**Provided material:**
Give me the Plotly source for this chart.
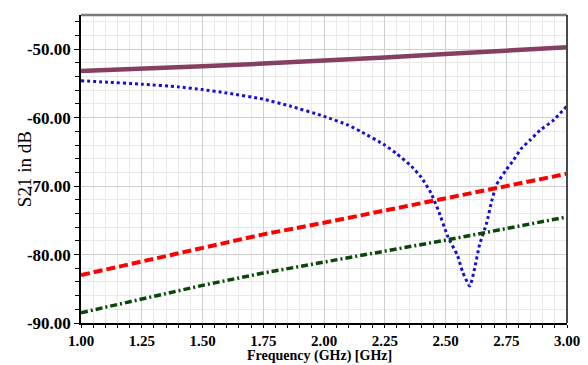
import plotly.graph_objects as go

# ---- data ----
purple_f = [1.00, 1.25, 1.50, 1.75, 2.00, 2.25, 2.50, 2.75, 3.00]
purple_db = [-53.2, -52.9, -52.5, -52.1, -51.7, -51.2, -50.7, -50.2, -49.7]

blue_f = [1.00, 1.10, 1.25, 1.40, 1.50, 1.60, 1.75, 1.86, 2.00, 2.10, 2.15, 2.25,
          2.30, 2.36, 2.40, 2.44, 2.47, 2.51, 2.55, 2.57, 2.60, 2.62, 2.64, 2.67,
          2.69, 2.71, 2.75, 2.78, 2.81, 2.85, 2.89, 2.94, 3.00]
blue_db = [-54.6, -54.8, -55.1, -55.5, -55.9, -56.4, -57.3, -58.3, -59.8, -61.1, -62.0, -64.0,
           -65.3, -67.1, -68.7, -71.0, -73.5, -77.4, -80.2, -82.5, -84.6, -82.0, -78.6, -75.3,
           -72.2, -69.8, -67.6, -66.2, -64.6, -63.2, -61.8, -60.5, -58.3]

red_f = [1.00, 1.25, 1.50, 1.75, 2.00, 2.25, 2.50, 2.75, 3.00]
red_db = [-83.0, -81.0, -78.9, -77.05, -75.35, -73.6, -71.8, -70.0, -68.2]

green_f = [1.00, 1.25, 1.50, 1.75, 2.00, 2.25, 2.50, 2.75, 3.00]
green_db = [-88.5, -86.5, -84.5, -82.7, -81.1, -79.6, -77.9, -76.2, -74.5]

x_ticks = [1.00, 1.25, 1.50, 1.75, 2.00, 2.25, 2.50, 2.75, 3.00]
y_ticks = [-90, -80, -70, -60, -50]

FONT = "Liberation Serif, Times New Roman, serif"

fig = go.Figure()
fig.add_trace(go.Scatter(x=purple_f, y=purple_db, mode="lines",
                         line=dict(color="#843f62", width=4.5)))
fig.add_trace(go.Scatter(x=blue_f, y=blue_db, mode="lines",
                         line=dict(color="#1212d6", width=3, dash="dot",
                                   shape="spline", smoothing=0.5)))
fig.add_trace(go.Scatter(x=red_f, y=red_db, mode="lines",
                         line=dict(color="#ff0000", width=4, dash="9px,4px")))
fig.add_trace(go.Scatter(x=green_f, y=green_db, mode="lines",
                         line=dict(color="#0a480a", width=3.5, dash="7px,3px,2px,3px")))

fig.update_layout(
    width=588, height=365,
    margin=dict(l=81, r=21, t=15, b=42),
    paper_bgcolor="white", plot_bgcolor="white",
    showlegend=False,
    font=dict(family=FONT, color="black"),
    xaxis=dict(
        range=[1.0, 3.0], automargin=False,
        tickvals=x_ticks, ticktext=[f"<b>{v:.2f}</b>" for v in x_ticks],
        tickfont=dict(family=FONT, size=15, color="black"),
        showgrid=True, gridcolor="#cfcfcf", gridwidth=1,
        showline=True, linecolor="black", linewidth=1.5,
        ticks="outside", ticklen=3, tickcolor="black", tickwidth=1,
        minor=dict(dtick=0.05, showgrid=True, gridcolor="#eaeaea", gridwidth=1,
                   ticks="outside", ticklen=3, tickcolor="black"),
        zeroline=False,
    ),
    yaxis=dict(
        range=[-90, -45], automargin=False,
        tickvals=y_ticks, ticktext=[f"<b>-{abs(v):.2f}</b>" for v in y_ticks],
        tickfont=dict(family=FONT, size=17, color="black"),
        showgrid=True, gridcolor="#cfcfcf", gridwidth=1,
        showline=True, linecolor="black", linewidth=1.5,
        ticks="outside", ticklen=5, tickcolor="black", tickwidth=1,
        minor=dict(dtick=2, showgrid=True, gridcolor="#eaeaea", gridwidth=1,
                   ticks="outside", ticklen=4, tickcolor="black"),
        zeroline=False,
    ),
    annotations=[
        dict(text="S21 in dB", xref="paper", yref="paper",
             x=-0.117, y=0.5, xanchor="center", yanchor="middle",
             textangle=-90, showarrow=False,
             font=dict(family=FONT, size=19, color="black")),
        dict(text="<b>Frequency (GHz) [GHz]</b>", xref="paper", yref="paper",
             x=0.49, y=-0.136, xanchor="center", yanchor="bottom",
             showarrow=False, borderpad=0,
             font=dict(family=FONT, size=14, color="black")),
    ],
    shapes=[
        dict(type="line", xref="paper", yref="paper", x0=0, x1=1, y0=1, y1=1,
             line=dict(color="#7a7a7a", width=2.5)),
        dict(type="line", xref="paper", yref="paper", x0=1, x1=1, y0=0, y1=1,
             line=dict(color="#4a4a4a", width=2)),
    ],
)

fig.write_html("out.html")
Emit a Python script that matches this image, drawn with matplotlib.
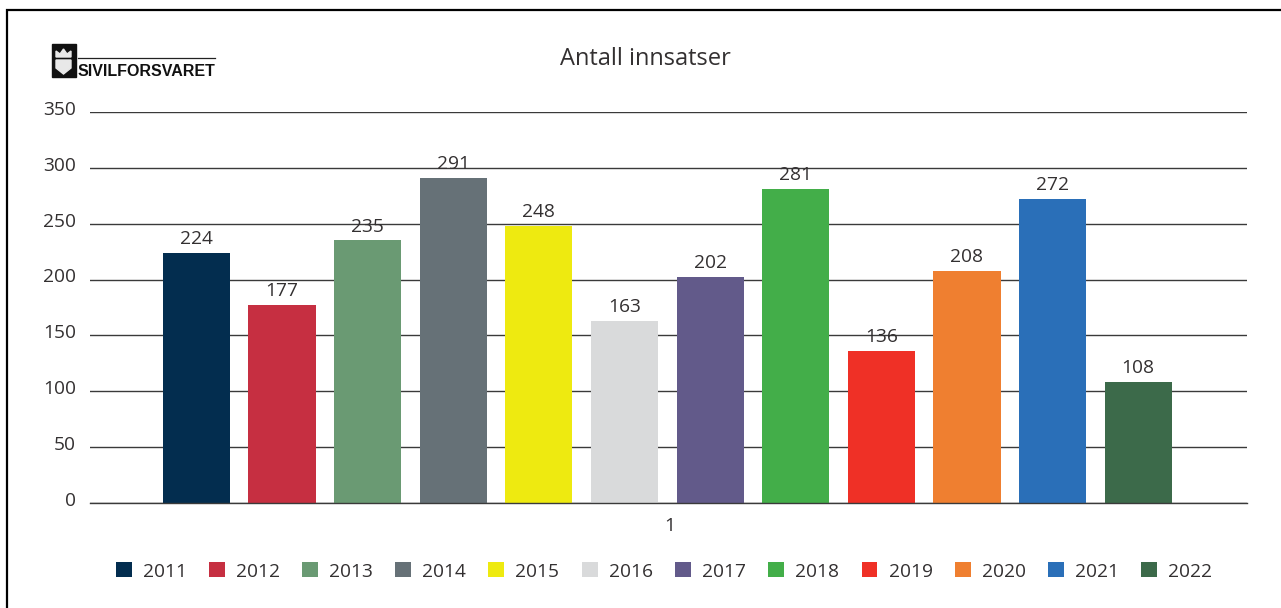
#!/usr/bin/env python3
"""Antall innsatser per aar, Sivilforsvaret"""
import matplotlib
matplotlib.use('Agg')
import matplotlib.pyplot as plt
from matplotlib.lines import Line2D
from matplotlib.patches import Polygon, Rectangle
from matplotlib.transforms import ScaledTranslation

years = ['2011', '2012', '2013', '2014', '2015', '2016',
         '2017', '2018', '2019', '2020', '2021', '2022']
values = [224, 177, 235, 291, 248, 163, 202, 281, 136, 208, 272, 108]
colors = ['#032d4f', '#c62f41', '#6a9a73', '#667177', '#eeea10', '#d9dadb',
          '#625a8a', '#43ae49', '#ef3026', '#ef7f30', '#2a6fb8', '#3c6a4a']
yticks = [0, 50, 100, 150, 200, 250, 300, 350]

W, H = 1281, 608
TEXT = '#333031'
FS = 13.8
plt.rcParams['font.family'] = ['Open Sans', 'DejaVu Sans']

fig = plt.figure(figsize=(W / 100, H / 100), dpi=100)


def px(x, y):
    # pixel fra referansen -> figurkoordinater
    return x / W, 1 - y / H


ax = fig.add_axes([90 / W, 1 - 503 / H, (1247 - 90) / W, (503 - 112) / H])

positions = range(len(values))
for i in positions:
    bars = ax.bar(i, values[i], width=0.785, color=colors[i], label=years[i], zorder=3)
    ax.bar_label(bars, padding=3.5, fontsize=FS, color=TEXT, zorder=4)

ax.set_xlim(-1.244, 12.272)
ax.set_ylim(0, 350)
ax.set_yticks(yticks)
ax.grid(True, axis='y', color='#3a3a3a', linewidth=1.0, zorder=1)
ax.set_axisbelow(True)
ax.set_xticks([5.5])
ax.set_xticklabels(['1'])
ax.tick_params(axis='y', length=0, pad=10, labelsize=FS, labelcolor=TEXT)
ax.tick_params(axis='x', length=0, pad=10, labelsize=FS, labelcolor=TEXT)
for name in ['top', 'right', 'left']:
    ax.spines[name].set_visible(False)
ax.spines['bottom'].set_color('#3a3a3a')
ax.spines['bottom'].set_linewidth(1.0)
ax.spines['bottom'].set_zorder(5)

# etikettene staar litt over linjene
for lab in ax.get_yticklabels():
    lab.set_transform(lab.get_transform() + ScaledTranslation(0, 3 / 72, fig.dpi_scale_trans))
for lab in ax.get_xticklabels():
    lab.set_transform(lab.get_transform() + ScaledTranslation(2 / 72, 0, fig.dpi_scale_trans))

fig.text(*px(645, 59), 'Antall innsatser', fontsize=17, color=TEXT, ha='center', va='center')

leg = ax.legend(loc='center', bbox_to_anchor=px(664, 571.5), bbox_transform=fig.transFigure,
                ncol=12, frameon=False, fontsize=FS, labelcolor=TEXT,
                handlelength=0.83, handleheight=0.83, handletextpad=0.58, columnspacing=1.16)

# ramme oppe og til venstre
fig.add_artist(Line2D([6.5 / W, 6.5 / W, 1], [0, 1 - 10 / H, 1 - 10 / H], color='black',
                      linewidth=1.6, solid_joinstyle='miter', transform=fig.transFigure))

# logo
fig.add_artist(Rectangle(px(52, 76.5), 23.5 / W, 33 / H, color='#111111', transform=fig.transFigure))
shield = [px(56, 60), px(71, 60), px(71, 68), px(63.5, 74), px(56, 68)]
fig.add_artist(Polygon(shield, closed=True, color='#e8e8e8', transform=fig.transFigure))
crown = [px(56, 57), px(56, 51), px(60, 54), px(63.5, 49), px(67, 54), px(71, 51), px(71, 57)]
fig.add_artist(Polygon(crown, closed=True, color='#e8e8e8', transform=fig.transFigure))
fig.add_artist(Line2D([78 / W, 215 / W], [1 - 58 / H, 1 - 58 / H], color='#222222',
                      linewidth=0.9, transform=fig.transFigure))
fig.text(*px(78, 76), 'SIVILFORSVARET', fontsize=11.5, fontweight='bold', color='#111111',
         family=['Liberation Sans'], ha='left', va='baseline')

fig.savefig('out.png', dpi=100)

**Exercise requirements:** Copy out, exactly, every line from the one that contains "Emit a Python" through the one that contains "ax = fig.add_axes([90". Pictures stay out of the copy.

**Correct output:**
Emit a Python script that matches this image, drawn with matplotlib.
#!/usr/bin/env python3
"""Antall innsatser per aar, Sivilforsvaret"""
import matplotlib
matplotlib.use('Agg')
import matplotlib.pyplot as plt
from matplotlib.lines import Line2D
from matplotlib.patches import Polygon, Rectangle
from matplotlib.transforms import ScaledTranslation

years = ['2011', '2012', '2013', '2014', '2015', '2016',
         '2017', '2018', '2019', '2020', '2021', '2022']
values = [224, 177, 235, 291, 248, 163, 202, 281, 136, 208, 272, 108]
colors = ['#032d4f', '#c62f41', '#6a9a73', '#667177', '#eeea10', '#d9dadb',
          '#625a8a', '#43ae49', '#ef3026', '#ef7f30', '#2a6fb8', '#3c6a4a']
yticks = [0, 50, 100, 150, 200, 250, 300, 350]

W, H = 1281, 608
TEXT = '#333031'
FS = 13.8
plt.rcParams['font.family'] = ['Open Sans', 'DejaVu Sans']

fig = plt.figure(figsize=(W / 100, H / 100), dpi=100)


def px(x, y):
    # pixel fra referansen -> figurkoordinater
    return x / W, 1 - y / H


ax = fig.add_axes([90 / W, 1 - 503 / H, (1247 - 90) / W, (503 - 112) / H])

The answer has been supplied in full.